Il ne faut pas trop espérer du documentaliste, mais je pense aussi qu'il faut prendre soin de l'armer de façon à pouvoir obtenir de lui toujours plus de services.
Il est important de savoir déceler parmi les techniciens - à tous niveaux - ceux qui ont le goût de la documentation (surtout s'il est allié à la clarté d'expression). Pour qu'ils cultivent ce goût et le mettent en pratique il faut également anoblir la fonction de documentaliste, ce qui ne devrait pas être difficile au moment où le travail d'équipe est à l'honneur : une équipe, ou un groupe d'équipes, peut légitimement comprendre une personne assez instruite et assez intelligente pour participer pleinement au travail, avec la tâche de documentation.
Mais c'est pur gaspillage que de penser déléguer cette fonction à une sorte de femme de ménage de haute qualité.
3° L'avènement de la machine à documenter n'exclut pas au contraire, l'usage de moyens classiques et souvent négligés des demandeurs, ou mal maniés par eux.
Il serait inexcusable de charger les machines par la répétition, à tout propos, de travail déjà fait. Les périodiques d'extraits, avec leurs tables annuelles et décennales; - les tables de constantes; - les revues annuelles, garderont tout leur prix. Les machines aideront à les confectionner, et sans doute changeront-elles ces documents dont, inversement, il faudra se servir.
Là encore, c'est avant tout affaire d'enseignement, et de juste appréciation des valeurs.

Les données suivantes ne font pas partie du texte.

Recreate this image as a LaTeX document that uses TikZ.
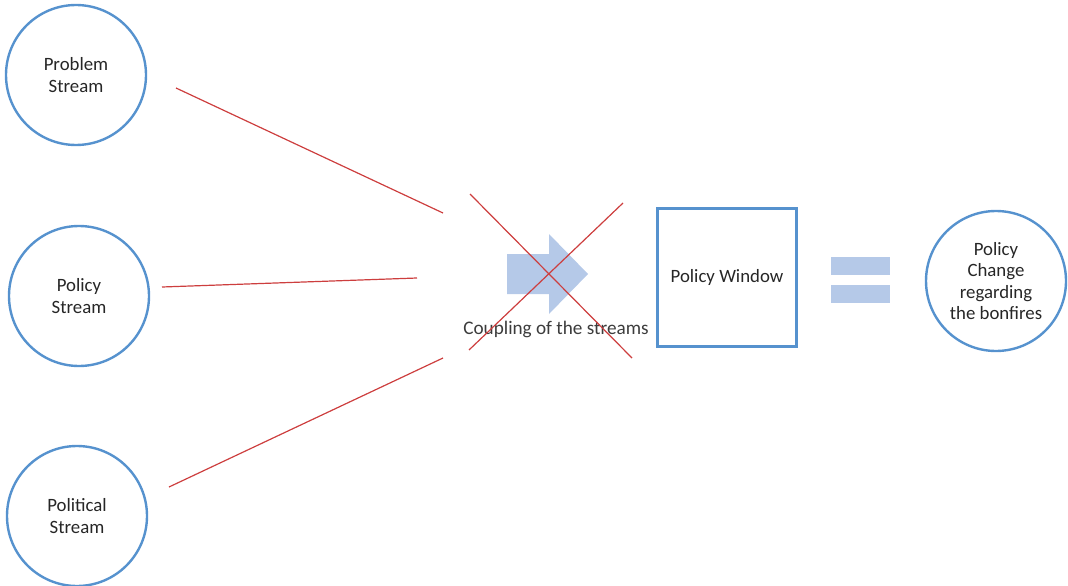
\documentclass[tikz,border=0pt]{standalone}
\usepackage{fontspec}
\setmainfont{Carlito}
\definecolor{cblue}{RGB}{86,146,206}
\definecolor{cred}{RGB}{205,62,62}
\definecolor{cfill}{RGB}{181,201,232}
\definecolor{ctext}{RGB}{38,38,38}
\begin{document}
\begin{tikzpicture}[x=1pt,y=-1pt,
  stream/.style={circle,draw=cblue,line width=2.4pt,minimum size=140pt,inner sep=0pt,align=center,text=ctext,font=\fontsize{18.8}{21.5}\selectfont},
  winbox/.style={rectangle,draw=cblue,line width=2.4pt,minimum width=139pt,minimum height=138pt,inner sep=0pt,align=center,text=ctext,font=\fontsize{18.8}{21.5}\selectfont},
  redline/.style={draw=cred,line width=1.2pt},
  bar/.style={fill=cfill,draw=none}]
\useasboundingbox (0,0) rectangle (1068,586);
\node[stream] (problem) at (76,75) {Problem\\Stream};
\node[stream] (policy) at (79,296) {Policy\\Stream};
\node[stream] (political) at (77,516) {Political\\Stream};
\node[winbox] (window) at (727,277.5) {Policy Window};
\node[stream] (change) at (996,281) {Policy\\Change\\regarding\\the bonfires};
% arrow
\fill[cfill] (507,254) -- (549,254) -- (549,234) -- (588,274) -- (549,314) -- (549,294) -- (507,294) -- cycle;
\node[text=ctext!90,font=\fontsize{19.2}{21}\selectfont,inner sep=0pt] (coupling) at (556,329) {Coupling of the streams};
% equal sign
\fill[bar] (831,257) rectangle (890,275);
\fill[bar] (831,285) rectangle (890,303);
% red lines
\coordinate (a1) at (176,88); \coordinate (a2) at (443,213);
\coordinate (b1) at (162,287); \coordinate (b2) at (417,278);
\coordinate (c1) at (169,487); \coordinate (c2) at (443,358);
\coordinate (x1) at (470,194); \coordinate (x2) at (632,358);
\coordinate (y1) at (469,350); \coordinate (y2) at (623,203);
\draw[redline] (a1) -- (a2);
\draw[redline] (b1) -- (b2);
\draw[redline] (c1) -- (c2);
\draw[redline] (x1) -- (x2);
\draw[redline] (y1) -- (y2);
\end{tikzpicture}
\end{document}
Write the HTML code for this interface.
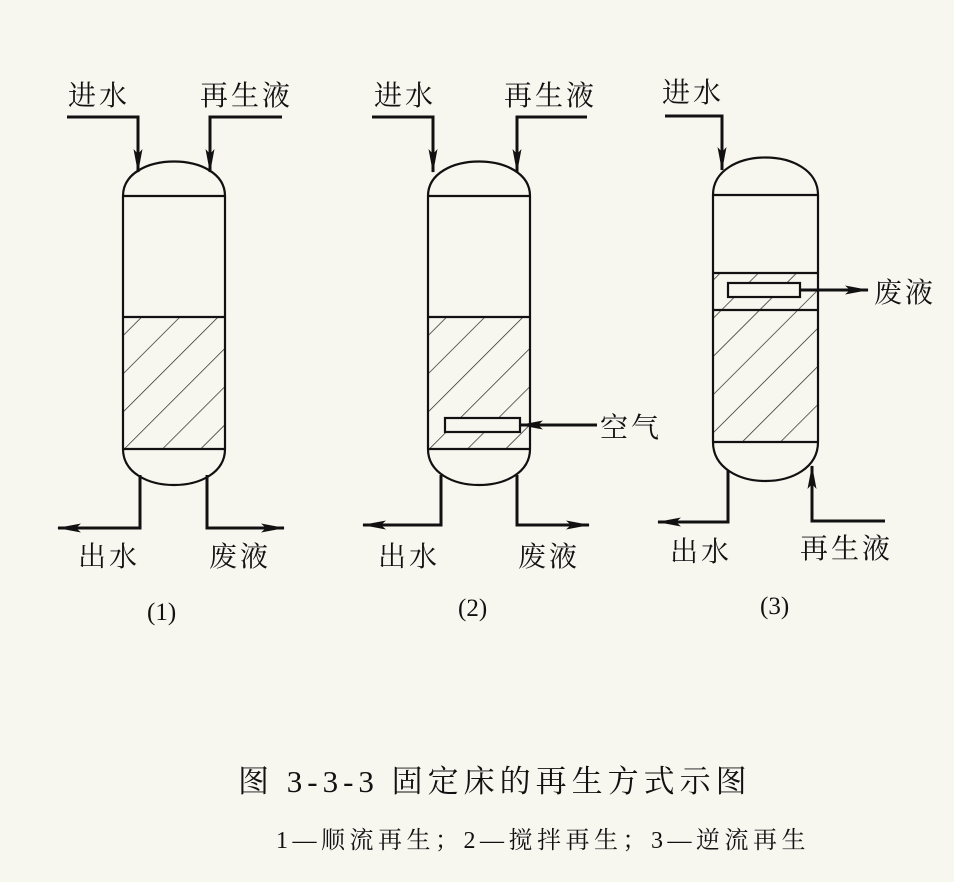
<!DOCTYPE html>
<html><head><meta charset="utf-8"><style>
html,body{margin:0;padding:0;background:#f7f6ef;}
svg{display:block}
text{font-family:"Liberation Serif","Noto Serif CJK SC","Noto Sans CJK SC",serif;fill:#111}
</style></head><body>
<svg width="954" height="882" viewBox="0 0 954 882" xmlns="http://www.w3.org/2000/svg">
<defs>
<pattern id="h" patternUnits="userSpaceOnUse" width="27" height="27" patternTransform="rotate(45)">
<line x1="0" y1="0" x2="0" y2="27" stroke="#222" stroke-width="1.4"/>
</pattern>
<marker id="a" markerWidth="24" markerHeight="12" refX="23" refY="6" orient="auto" markerUnits="userSpaceOnUse">
<path d="M0,1.5 L24,6 L0,10.5 L5,6 Z" fill="#111"/>
</marker>
</defs>
<rect width="954" height="882" fill="#f7f6ef"/>
<g stroke="#111" fill="none" stroke-width="2.2">
<g>
<rect x="123" y="317" width="102" height="132" fill="url(#h)" stroke="none"/>
<path d="M123 196 C123 150,225 150,225 196 L225 449 C225 497,123 497,123 449 Z"/>
<line x1="123" y1="196" x2="225" y2="196"/>
<line x1="123" y1="317" x2="225" y2="317"/>
<line x1="123" y1="449" x2="225" y2="449"/>
<path d="M67 117 L138 117 L138 172" stroke-width="3" marker-end="url(#a)"/>
<path d="M282 117 L210 117 L210 172" stroke-width="3" marker-end="url(#a)"/>
<path d="M140 475 L140 528 L58 528" stroke-width="3" marker-end="url(#a)"/>
<path d="M207 475 L207 528 L284 528" stroke-width="3" marker-end="url(#a)"/>
</g>
<g transform="translate(305,0)">
<rect x="123" y="317" width="102" height="132" fill="url(#h)" stroke="none"/>
<path d="M123 196 C123 150,225 150,225 196 L225 449 C225 497,123 497,123 449 Z"/>
<line x1="123" y1="196" x2="225" y2="196"/>
<line x1="123" y1="317" x2="225" y2="317"/>
<line x1="123" y1="449" x2="225" y2="449"/>
<rect x="140" y="418" width="75" height="14" fill="#f7f6ef"/>
<path d="M67 117 L128 117 L128 172" stroke-width="3" marker-end="url(#a)"/>
<path d="M282 117 L212 117 L212 172" stroke-width="3" marker-end="url(#a)"/>
<path d="M136 475 L136 525 L58 525" stroke-width="3" marker-end="url(#a)"/>
<path d="M212 475 L212 525 L284 525" stroke-width="3" marker-end="url(#a)"/>
<path d="M292 425 L215 425" stroke-width="3" marker-end="url(#a)"/>
</g>
<g>
<rect x="713" y="273" width="105" height="169" fill="url(#h)" stroke="none"/>
<path d="M713 195 C713 145,818 145,818 195 L818 442 C818 494,713 494,713 442 Z"/>
<line x1="713" y1="195" x2="818" y2="195"/>
<line x1="713" y1="273" x2="818" y2="273"/>
<line x1="713" y1="310" x2="818" y2="310"/>
<line x1="713" y1="442" x2="818" y2="442"/>
<rect x="728" y="283" width="72" height="14" fill="#f7f6ef"/>
<path d="M800 290 L868 290" stroke-width="3" marker-end="url(#a)"/>
<path d="M665 116 L722 116 L722 170" stroke-width="3" marker-end="url(#a)"/>
<path d="M728 470 L728 522 L658 522" stroke-width="3" marker-end="url(#a)"/>
<path d="M885 521 L812 521 L812 466" stroke-width="3" marker-end="url(#a)"/>
</g>
</g>
<g font-size="28" letter-spacing="3">
<text x="68" y="105">进水</text>
<text x="200" y="105">再生液</text>
<text x="78" y="566">出水</text>
<text x="209" y="566">废液</text>
<text x="374" y="105">进水</text>
<text x="504" y="105">再生液</text>
<text x="378" y="566">出水</text>
<text x="518" y="566">废液</text>
<text x="600" y="437">空气</text>
<text x="662" y="102">进水</text>
<text x="874" y="302">废液</text>
<text x="670" y="561">出水</text>
<text x="800" y="558">再生液</text>
</g>
<g font-size="25">
<text x="147" y="620">(1)</text>
<text x="458" y="616">(2)</text>
<text x="760" y="614">(3)</text>
</g>
<text x="238" y="792" font-size="31" letter-spacing="5">图 3-3-3  固定床的再生方式示图</text>
<text x="276" y="848" font-size="24" letter-spacing="4.5">1—顺流再生；2—搅拌再生；3—逆流再生</text>
</svg>
</body></html>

Trop de chercheurs ne connaissent pas le moyen - et par suite, déclarent indigne d'eux - la tâche de faire une bibliographie sommaire systématique, complète, et rapide (quelques heures à quelques jours suivant l'ampleur du sujet), en se servant convenablement d'une bibliothèque.
Trop de services de documentations vivent sur eux-mêmes et, ne sachant pas exploiter les documentations universelles, en créent de locales, à grand'peine, à grands frais, et mal.
Il faut leur trouver des conseillers efficaces, et des professeurs bienveillants. Mais développer ce point nous ferait vraiment sortir du domaine de l'énergie atomique, dont nous nous sommes déjà fort écartés.